Then Came The Night At The Consul's. The Poor Demure Old Gentleman
Brought Out His Mattresses; And The Ladies Sleeping Round On The
Divans, We Lay Down Quite Happy; And I For My Part Intended To Make
As Delightful Dreams As Alnaschar; But - Lo, The Delicate Mosquito
Sounded His Horn:
The active flea jumped up, and came to feast on
Christian flesh (the Eastern flea bites more bitterly than the most
savage bug in Christendom), and the bug - oh, the accursed!
Why was
he made? What duty has that infamous ruffian to perform in the
world, save to make people wretched? Only Bulwer in his most
pathetic style could describe the miseries of that night - the
moaning, the groaning, the cursing, the tumbling, the blistering,
the infamous despair and degradation! I heard all the cocks in
Jaffa crow; the children crying, and the mothers hushing them; the
donkeys braying fitfully in the moonlight; at last I heard the
clatter of hoofs below, and the hailing of men.
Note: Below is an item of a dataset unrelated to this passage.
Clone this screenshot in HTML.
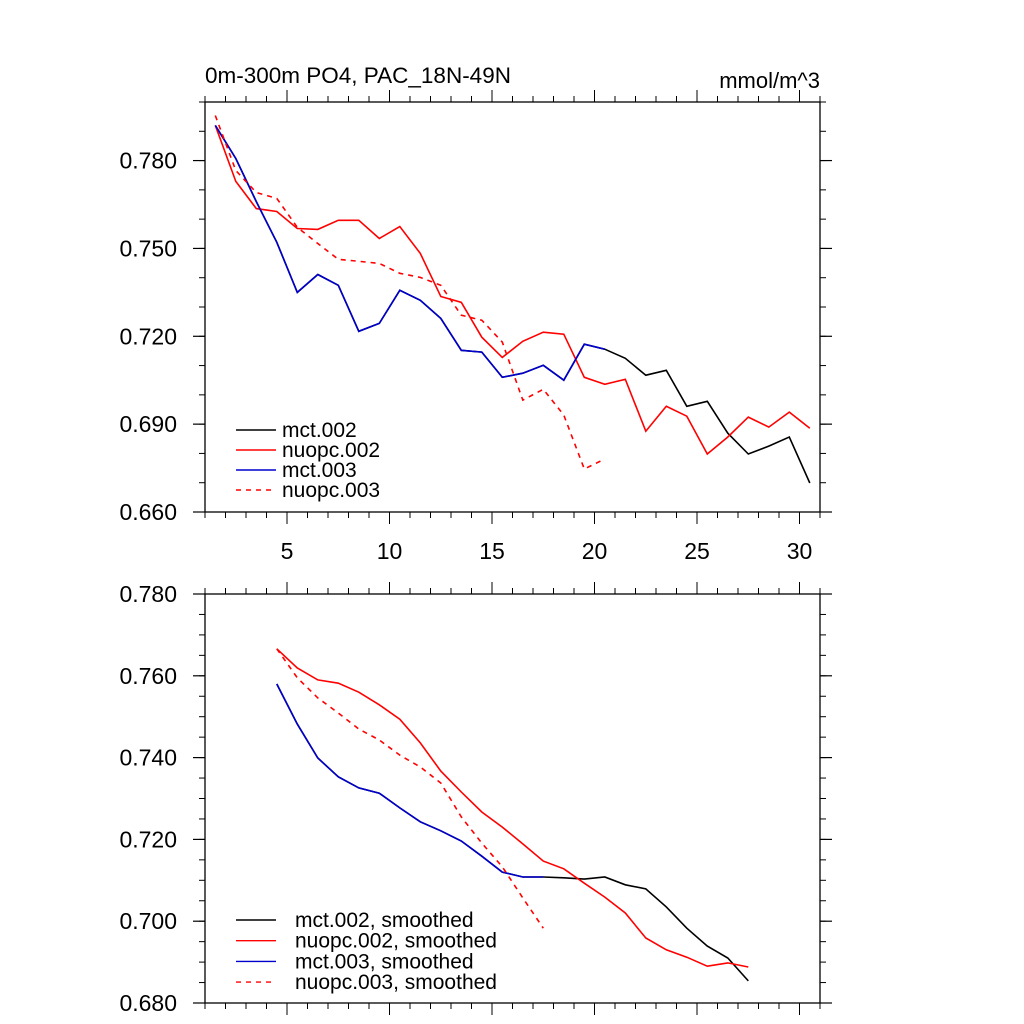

It was three
o'clock, the horses were actually come; nay, there were camels
likewise; asses and mules, pack-saddles and drivers, all bustling
together under the moonlight in the cheerful street - and the first
night in Syria was over.
CHAPTER XII: FROM JAFFA TO JERUSALEM
It took an hour or more to get our little caravan into marching
order, to accommodate all the packs to the horses, the horses to
the riders; to see the ladies comfortably placed in their litter,
with a sleek and large black mule fore and aft, a groom to each
mule, and a tall and exceedingly good-natured and mahogany-coloured
infidel to walk by the side of the carriage, to balance it as it
swayed to and fro, and to offer his back as a step to the inmates
whenever they were minded to ascend or alight.